Early patellofemoral cartilage and bone pathology in a rat model of noninvasive anterior cruciate ligament rupture

• Published in: Connective tissue research Vol. 64; no. 2; pp. 175 - 185
• Main Authors: Fleischer, Mackenzie M., Hartner, Samantha E., Newton, Michael D., Baker, Kevin C., Maerz, Tristan
• Format: Journal Article
• Language: English
• Published: England Taylor & Francis 04.03.2023
• Subjects: ACL rupture; Animals; Anterior Cruciate Ligament - pathology; Anterior Cruciate Ligament Injuries - complications; Anterior Cruciate Ligament Injuries - pathology; bone; cartilage; Cartilage, Articular - diagnostic imaging; Cartilage, Articular - pathology; Female; Osteoarthritis - pathology; patellofemoral; Post-traumatic osteoarthritis; Rats; Rats, Inbred Lew; X-Ray Microtomography - adverse effects; Post-traumatic osteoarthritis; patellofemoral; bone; ACL rupture; cartilage
• ISSN: 0300-8207; 1607-8438
• DOI: 10.1080/03008207.2022.2136571

Anterior cruciate ligament rupture (ACLR) is a risk factor for the development of post-traumatic osteoarthritis (PTOA). While PTOA in the tibiofemoral joint compartment is well-characterized, very little is known about pathology in the patellofemoral compartment after ACL injury. Here, we evaluated the extent to which ACLR induces early patellofemoral joint damage in a rat model. Adult female Lewis rats were randomized to noninvasive ACLR or Sham. Two weeks post-injury, contrast-enhanced micro-computed tomography (µCT) of femoral and patellar cartilage was performed using 20% v/v ioxaglate. Morphometric parameters of femoral trochlear and patellar cartilage, subchondral bone, and trabecular bone were derived from µCT. Sagittal Safranin-O/Fast-Green-stained histologic sections were graded using the OARSI score in a blinded fashion.
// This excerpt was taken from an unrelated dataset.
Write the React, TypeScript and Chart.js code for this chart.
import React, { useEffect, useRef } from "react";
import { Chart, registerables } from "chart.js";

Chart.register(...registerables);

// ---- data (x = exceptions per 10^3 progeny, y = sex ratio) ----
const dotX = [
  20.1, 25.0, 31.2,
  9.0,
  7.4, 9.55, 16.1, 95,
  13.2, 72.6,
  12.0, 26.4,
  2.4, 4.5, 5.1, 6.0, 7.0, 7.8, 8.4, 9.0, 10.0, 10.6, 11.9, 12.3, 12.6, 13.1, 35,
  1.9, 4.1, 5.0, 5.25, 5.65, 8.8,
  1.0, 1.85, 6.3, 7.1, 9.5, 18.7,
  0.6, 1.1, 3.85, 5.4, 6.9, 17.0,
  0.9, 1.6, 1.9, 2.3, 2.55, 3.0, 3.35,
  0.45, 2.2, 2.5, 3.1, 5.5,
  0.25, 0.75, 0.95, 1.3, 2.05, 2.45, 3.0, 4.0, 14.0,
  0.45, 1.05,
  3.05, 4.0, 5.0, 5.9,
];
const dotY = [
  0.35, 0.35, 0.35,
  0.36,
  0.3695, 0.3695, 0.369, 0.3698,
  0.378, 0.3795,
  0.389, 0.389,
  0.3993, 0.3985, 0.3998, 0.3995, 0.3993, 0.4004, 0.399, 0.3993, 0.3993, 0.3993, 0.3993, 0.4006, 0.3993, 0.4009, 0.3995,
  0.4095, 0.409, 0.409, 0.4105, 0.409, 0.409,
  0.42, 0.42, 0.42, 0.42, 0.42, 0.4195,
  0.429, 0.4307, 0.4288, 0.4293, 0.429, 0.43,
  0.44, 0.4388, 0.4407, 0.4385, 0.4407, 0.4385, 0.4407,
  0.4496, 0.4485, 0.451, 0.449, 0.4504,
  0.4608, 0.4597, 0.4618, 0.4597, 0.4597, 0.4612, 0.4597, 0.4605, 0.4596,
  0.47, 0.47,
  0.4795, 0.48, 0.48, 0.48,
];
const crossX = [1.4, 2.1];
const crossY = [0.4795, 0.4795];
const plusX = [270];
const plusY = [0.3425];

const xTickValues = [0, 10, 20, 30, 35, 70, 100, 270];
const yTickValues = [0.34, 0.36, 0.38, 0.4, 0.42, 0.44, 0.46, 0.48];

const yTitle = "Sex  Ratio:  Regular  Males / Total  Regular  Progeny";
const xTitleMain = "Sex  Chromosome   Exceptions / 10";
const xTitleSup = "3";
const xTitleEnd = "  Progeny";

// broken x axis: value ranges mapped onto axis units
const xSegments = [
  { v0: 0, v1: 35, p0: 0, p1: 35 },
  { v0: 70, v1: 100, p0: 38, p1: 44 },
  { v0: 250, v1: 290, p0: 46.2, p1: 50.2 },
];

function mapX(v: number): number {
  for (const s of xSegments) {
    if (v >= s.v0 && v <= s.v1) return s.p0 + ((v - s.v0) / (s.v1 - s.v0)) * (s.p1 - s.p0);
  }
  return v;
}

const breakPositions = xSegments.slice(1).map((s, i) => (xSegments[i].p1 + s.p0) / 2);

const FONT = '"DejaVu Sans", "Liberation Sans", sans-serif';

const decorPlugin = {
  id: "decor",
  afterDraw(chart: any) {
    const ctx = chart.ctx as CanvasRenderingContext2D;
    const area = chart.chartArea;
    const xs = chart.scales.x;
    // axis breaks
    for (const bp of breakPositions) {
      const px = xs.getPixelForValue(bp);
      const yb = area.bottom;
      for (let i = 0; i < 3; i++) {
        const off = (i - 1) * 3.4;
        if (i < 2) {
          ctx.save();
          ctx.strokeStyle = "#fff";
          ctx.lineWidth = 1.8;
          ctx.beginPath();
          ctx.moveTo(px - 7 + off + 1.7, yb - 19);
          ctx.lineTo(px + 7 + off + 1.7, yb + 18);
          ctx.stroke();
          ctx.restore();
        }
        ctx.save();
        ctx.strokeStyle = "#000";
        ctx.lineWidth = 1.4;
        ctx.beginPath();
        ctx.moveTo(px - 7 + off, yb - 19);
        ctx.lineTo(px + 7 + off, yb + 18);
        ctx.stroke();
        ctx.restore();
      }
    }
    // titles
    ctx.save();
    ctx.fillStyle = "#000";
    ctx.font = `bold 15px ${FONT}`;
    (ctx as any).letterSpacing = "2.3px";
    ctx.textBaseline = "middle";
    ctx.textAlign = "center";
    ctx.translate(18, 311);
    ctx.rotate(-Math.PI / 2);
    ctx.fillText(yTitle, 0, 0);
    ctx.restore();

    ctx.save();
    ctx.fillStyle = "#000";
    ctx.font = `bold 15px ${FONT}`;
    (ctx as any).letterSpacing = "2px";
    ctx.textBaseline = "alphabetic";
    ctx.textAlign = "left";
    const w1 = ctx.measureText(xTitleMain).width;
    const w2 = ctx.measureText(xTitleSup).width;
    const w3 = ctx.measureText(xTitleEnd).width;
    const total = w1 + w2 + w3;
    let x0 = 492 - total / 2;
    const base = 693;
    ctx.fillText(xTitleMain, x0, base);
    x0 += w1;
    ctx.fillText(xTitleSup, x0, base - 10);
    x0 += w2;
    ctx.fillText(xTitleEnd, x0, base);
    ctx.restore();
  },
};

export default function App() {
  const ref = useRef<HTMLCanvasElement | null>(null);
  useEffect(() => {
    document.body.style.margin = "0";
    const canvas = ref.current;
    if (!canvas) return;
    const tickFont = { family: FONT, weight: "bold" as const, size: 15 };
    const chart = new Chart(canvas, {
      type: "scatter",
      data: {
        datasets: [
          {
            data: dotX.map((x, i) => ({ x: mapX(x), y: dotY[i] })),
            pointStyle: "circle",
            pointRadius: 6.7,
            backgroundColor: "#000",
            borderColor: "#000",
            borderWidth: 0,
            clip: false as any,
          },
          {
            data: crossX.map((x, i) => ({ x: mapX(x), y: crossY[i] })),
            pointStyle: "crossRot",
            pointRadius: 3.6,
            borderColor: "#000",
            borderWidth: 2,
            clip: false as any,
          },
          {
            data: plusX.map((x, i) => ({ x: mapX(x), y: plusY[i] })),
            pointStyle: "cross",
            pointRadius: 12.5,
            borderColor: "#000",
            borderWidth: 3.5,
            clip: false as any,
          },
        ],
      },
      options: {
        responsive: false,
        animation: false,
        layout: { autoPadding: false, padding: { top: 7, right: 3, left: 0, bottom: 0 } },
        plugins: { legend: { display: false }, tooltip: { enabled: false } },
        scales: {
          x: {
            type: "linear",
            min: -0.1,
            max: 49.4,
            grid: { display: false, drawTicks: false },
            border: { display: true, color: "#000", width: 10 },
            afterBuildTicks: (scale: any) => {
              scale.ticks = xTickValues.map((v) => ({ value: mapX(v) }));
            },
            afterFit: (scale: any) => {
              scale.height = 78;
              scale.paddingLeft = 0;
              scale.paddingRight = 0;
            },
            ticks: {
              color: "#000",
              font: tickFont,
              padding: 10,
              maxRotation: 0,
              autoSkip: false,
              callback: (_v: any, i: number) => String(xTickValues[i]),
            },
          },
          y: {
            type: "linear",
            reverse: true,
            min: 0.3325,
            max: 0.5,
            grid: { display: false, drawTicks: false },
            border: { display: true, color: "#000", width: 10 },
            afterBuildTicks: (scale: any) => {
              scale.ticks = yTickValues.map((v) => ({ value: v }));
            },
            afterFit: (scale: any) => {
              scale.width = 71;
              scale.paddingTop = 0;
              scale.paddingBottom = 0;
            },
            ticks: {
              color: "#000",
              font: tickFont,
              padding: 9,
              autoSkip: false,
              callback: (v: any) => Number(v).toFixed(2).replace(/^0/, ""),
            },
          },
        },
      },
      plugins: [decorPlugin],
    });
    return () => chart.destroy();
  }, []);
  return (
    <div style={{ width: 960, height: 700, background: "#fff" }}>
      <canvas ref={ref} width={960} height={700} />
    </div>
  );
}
Cartilage and bone remodelling consistent with an early PTOA phenotype were observed in both femoral trochleas and patellae. ACLR caused osteophyte formation of the patella and pathology in the superficial zone of articular cartilage, including surface fibrillation, fissures, increased cellularity, and abnormal chondrocyte clustering. There were significant increases in thickness of patellar and trochlear cartilage. Loss of subchondral bone thickness, bone volume fraction, and tissue mineral density, as well as changes to patellar and trochlear trabecular microarchitecture, were indicative of catabolic bone remodelling. Several injury-induced changes, including increased cartilage thickness and trabecular spacing and decreased trabecular number were more severe in the patella compared to the trochlea. The patellofemoral joint develops mild but evident pathology in the early period following ACL rupture, extending the utility of this model to the study of patellofemoral PTOA.